Walking the tightrope could well become the brand name of Indian diplomacy if recent developments are taken into account. And the ongoing Shanghai Cooperation (SCO) deliberations are proving to be no exception.
On Wednesday, a highlight of the 18th meeting of secretaries of security councils of the SCO member states in New Delhi was the mention of the International North-South Transport Corridor (INSTC) in the address by India’s National Security Adviser (NSA) Ajit Doval.
Doval said, “India is also committed to fulfilling our obligations under the International North-South Transport Corridor (INSTC) and for the inclusion of the Chabahar port within the framework of INSTC.”
The NSA added that India’s approach is in sync with the Charter of the SCO for “comprehensive and balanced economic growth for integration into the global economy and improvement of transit capabilities”.

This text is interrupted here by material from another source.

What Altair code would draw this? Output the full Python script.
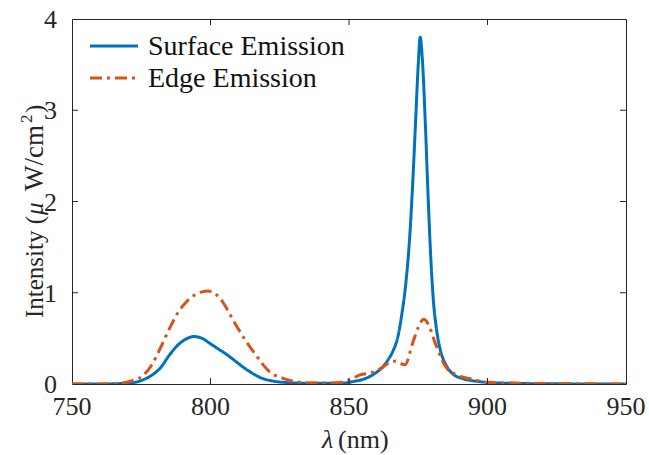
import altair as alt
import pandas as pd

# Surface emission spectrum (wavelength in nm, intensity in uW/cm^2)
surface_nm = [750, 760, 768, 773, 776, 779, 782, 785, 788, 791, 794, 797, 800, 803,
              806, 809, 812, 815, 818, 822, 828, 835, 842, 848, 852, 855, 858, 860,
              862, 864, 866, 867.5, 869, 870.5, 872, 873, 874, 875, 875.7, 876.5,
              877.5, 878.5, 879.5, 880.5, 881.5, 883, 885, 887.5, 891, 896, 905,
              920, 950]
surface_val = [0, 0, 0.005, 0.02, 0.05, 0.10, 0.18, 0.31, 0.42, 0.49, 0.52, 0.50,
               0.44, 0.38, 0.32, 0.25, 0.18, 0.12, 0.07, 0.035, 0.015, 0.008, 0.007,
               0.01, 0.03, 0.05, 0.09, 0.13, 0.18, 0.26, 0.37, 0.5, 0.75, 1.1, 1.65,
               2.2, 2.85, 3.5, 3.8, 3.55, 2.9, 2.1, 1.4, 0.9, 0.62, 0.37, 0.21, 0.11,
               0.06, 0.03, 0.01, 0.003, 0]

# Edge emission spectrum
edge_nm = [750, 760, 768, 772, 775.6, 779, 782, 785.4, 788, 791, 794, 797, 799,
           801, 803.4, 806, 808, 810.5, 813, 816.8, 819, 821.5, 826, 832, 838, 844,
           849, 854, 858.7, 862, 864.8, 866.6, 870.2, 873, 875, 877, 879, 880.5,
           882, 883.5, 885.4, 889, 894.8, 899.8, 910, 950]
edge_val = [0, 0, 0.01, 0.04, 0.09, 0.22, 0.40, 0.62, 0.77, 0.89, 0.97, 1.01, 1.02,
            1.00, 0.94, 0.82, 0.71, 0.58, 0.46, 0.30, 0.21, 0.13, 0.065, 0.02, 0.01,
            0.01, 0.03, 0.10, 0.13, 0.18, 0.24, 0.25, 0.21, 0.45, 0.62, 0.71, 0.63,
            0.50, 0.38, 0.27, 0.17, 0.10, 0.05, 0.02, 0.01, 0]

series_names = ["Surface Emission", "Edge Emission"]
series_colors = ["#0072BD", "#D95319"]
series_dash = [[1, 0], [12, 5, 3, 5]]
x_ticks = [750, 800, 850, 900, 950]
y_ticks = [0, 1, 2, 3, 4]

df = pd.concat([
    pd.DataFrame({"nm": surface_nm, "val": surface_val, "series": series_names[0]}),
    pd.DataFrame({"nm": edge_nm, "val": edge_val, "series": series_names[1]}),
])

FONT = "Times New Roman, Liberation Serif, Tinos, serif"
TXT = "#262626"
W, H = 554, 365
TICK_FS = 26

x_scale = alt.Scale(domain=[750, 950], nice=False)
y_scale = alt.Scale(domain=[0, 4], nice=False)
color_scale = alt.Scale(domain=series_names, range=series_colors)
dash_scale = alt.Scale(domain=series_names, range=series_dash)

lines = alt.Chart(df).mark_line(strokeWidth=3, interpolate="monotone", clip=True).encode(
    x=alt.X("nm:Q", scale=x_scale, axis=None),
    y=alt.Y("val:Q", scale=y_scale, axis=None),
    color=alt.Color("series:N", scale=color_scale, legend=None),
    strokeDash=alt.StrokeDash("series:N", scale=dash_scale, legend=None),
    order=alt.Order("nm:Q"),
)

# Tick labels
xt_all = pd.DataFrame({"nm": x_ticks})
yt_all = pd.DataFrame({"val": y_ticks})
x_labels = alt.Chart(xt_all).mark_text(
    font=FONT, fontSize=TICK_FS, color=TXT, align="center", baseline="alphabetic"
).encode(x=alt.X("nm:Q", scale=x_scale, axis=None), y=alt.value(H + 31),
         text=alt.Text("nm:Q", format="d"))
y_labels = alt.Chart(yt_all).mark_text(
    font=FONT, fontSize=TICK_FS, color=TXT, align="right", baseline="middle", dy=1
).encode(y=alt.Y("val:Q", scale=y_scale, axis=None), x=alt.value(-15),
         text=alt.Text("val:Q", format="d"))

# Inward tick marks on all four sides
xt = pd.DataFrame({"nm": x_ticks[1:-1]})
yt = pd.DataFrame({"val": y_ticks[1:-1]})
xb = alt.Chart(xt).mark_rule(color=TXT, strokeWidth=1).encode(
    x=alt.X("nm:Q", scale=x_scale, axis=None), y=alt.value(H), y2=alt.value(H - 6))
xtop = alt.Chart(xt).mark_rule(color=TXT, strokeWidth=1).encode(
    x=alt.X("nm:Q", scale=x_scale, axis=None), y=alt.value(0), y2=alt.value(6))
yl = alt.Chart(yt).mark_rule(color=TXT, strokeWidth=1).encode(
    y=alt.Y("val:Q", scale=y_scale, axis=None), x=alt.value(0), x2=alt.value(6))
yr = alt.Chart(yt).mark_rule(color=TXT, strokeWidth=1).encode(
    y=alt.Y("val:Q", scale=y_scale, axis=None), x=alt.value(W), x2=alt.value(W - 6))


def text_piece(s, x, y, size, italic=False, angle=0):
    """One run of axis-title text; runs are combined to mix italic and superscript."""
    kw = dict(font=FONT, fontSize=size, color=TXT, align="left",
              baseline="alphabetic", text=s)
    if italic:
        kw["fontStyle"] = "italic"
    if angle:
        kw["angle"] = angle
    return alt.Chart(pd.DataFrame({"k": [0]})).mark_text(**kw).encode(
        x=alt.value(x), y=alt.value(y))


# x-axis title: italic lambda followed by the unit
x_title = [
    text_piece("λ", 250, H + 64, 26, italic=True),
    text_piece("(nm)", 266, H + 64, 26),
]
# y-axis title, rotated, read bottom to top
YB = -29
y_title = [
    text_piece("Intensity (", YB, 299, 25, angle=270),
    text_piece("μ", YB, 196, 25, italic=True, angle=270),
    text_piece("W/cm", YB, 172, 27, angle=270),
    text_piece("2", YB - 11, 104, 17, angle=270),
    text_piece(")", YB, 94, 25, angle=270),
]

# Legend drawn in the upper-left corner of the plot, one row per series
legend_layers = []
for i, name in enumerate(series_names):
    row_y = 27 + 32 * i
    row = pd.DataFrame({"series": [name]})
    legend_layers.append(alt.Chart(row).mark_rule(
        strokeWidth=3, color=series_colors[i], strokeDash=series_dash[i]
    ).encode(x=alt.value(18), x2=alt.value(66), y=alt.value(row_y)))
    legend_layers.append(alt.Chart(row).mark_text(
        align="left", baseline="middle", font=FONT, fontSize=28, color="#111"
    ).encode(x=alt.value(76), y=alt.value(row_y + 1), text="series:N"))

chart = alt.layer(
    lines, xb, xtop, yl, yr, x_labels, y_labels, *x_title, *y_title, *legend_layers
).properties(
    width=W, height=H,
    background="white",
    autosize=alt.AutoSizeParams(type="none"),
    padding={"left": 72, "top": 19, "right": 23, "bottom": 71},
).configure_view(
    stroke=TXT, strokeWidth=1
)

chart.save("out.html", embed_options={"renderer": "svg", "actions": False})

India’s latest assertion in the backdrop of refusing to toe the US-led Western bloc’s position on the Ukraine conflict despite being part of the Quadrilateral Security Dialogue (or Quad) along with the US, Japan and Australia and being at the forefront of the US Indo-Pacific strategy is akin to a very fine balancing act.
While key military foundational pacts have been signed with the US, India is partnering with Japan and Australia in developing military ties.
Significantly, the 7,200-km-long INSTC, for which key ministerial visits have already been exchanged with Iran, connects the Russian hub of St Petersburg with the Mumbai port.
The multimodal INSTC using a network of sea, road, and rail routes, will cut down the time taken for the movement of goods between the two countries from the existing 40 days to about 20 days bringing down carriage costs between India and Russia by about 30 per cent.
But what is very significant is that the route can skirt around the western-imposed economic sanctions on Russia as it is an alternative to the traditional India-Russia trade route via the Suez Canal.
Incidentally, China state councillor Wang Xiaohang and Pakistan NSA Amir Hassan attended Wednesday’s SCO meeting in online mode.
On the other hand, besides Doval, Gizat Nurdauletov (secretary, state council, Kazakhstan), Lt Gen Marat Mukanivich Imankulov (secretary, security council, Kyrgyzstan), Nikolai Patrushev (secretary, state security council, Russia), Nasrullo Rahmatjon Mahmudzoda (secretary, security council, Tajikistan) and Viktor Makhmudov (secretary, security council, Uzbekistan) attended the conference in person.
The India NSA’s address was peppered with oblique references to China and Pakistan without directly naming them.
In an obvious reference to China, Doval said that the SCO Charter calls upon member states “to have mutual respect for sovereignty, territorial integrity of states and inviolability of State borders, non-use of force or threat of its use in international relations and seeking no unilateral military superiority in adjacent areas.”
India and China are engaged in an ongoing border stand-off since 2020 that has seen huge and unprecedented military mobilization and deployment by both countries.
In an apparent reference to Pakistan, the NSA said: “Terrorism in all its forms and manifestations, and its financing are among the most serious threats to international peace and security. Any act of terrorism, regardless of its motivation, is unjustifiable. It is important therefore for all countries to fulfil the obligations enshrined in relevant counter-terrorism cooperation protocols, including UNSC Resolutions 1267, 1373 and successor Resolutions, for the purpose of identifying and implementing sanctions against global terrorist entities.
India accuses Pakistan of fomenting and encouraging terrorism in India.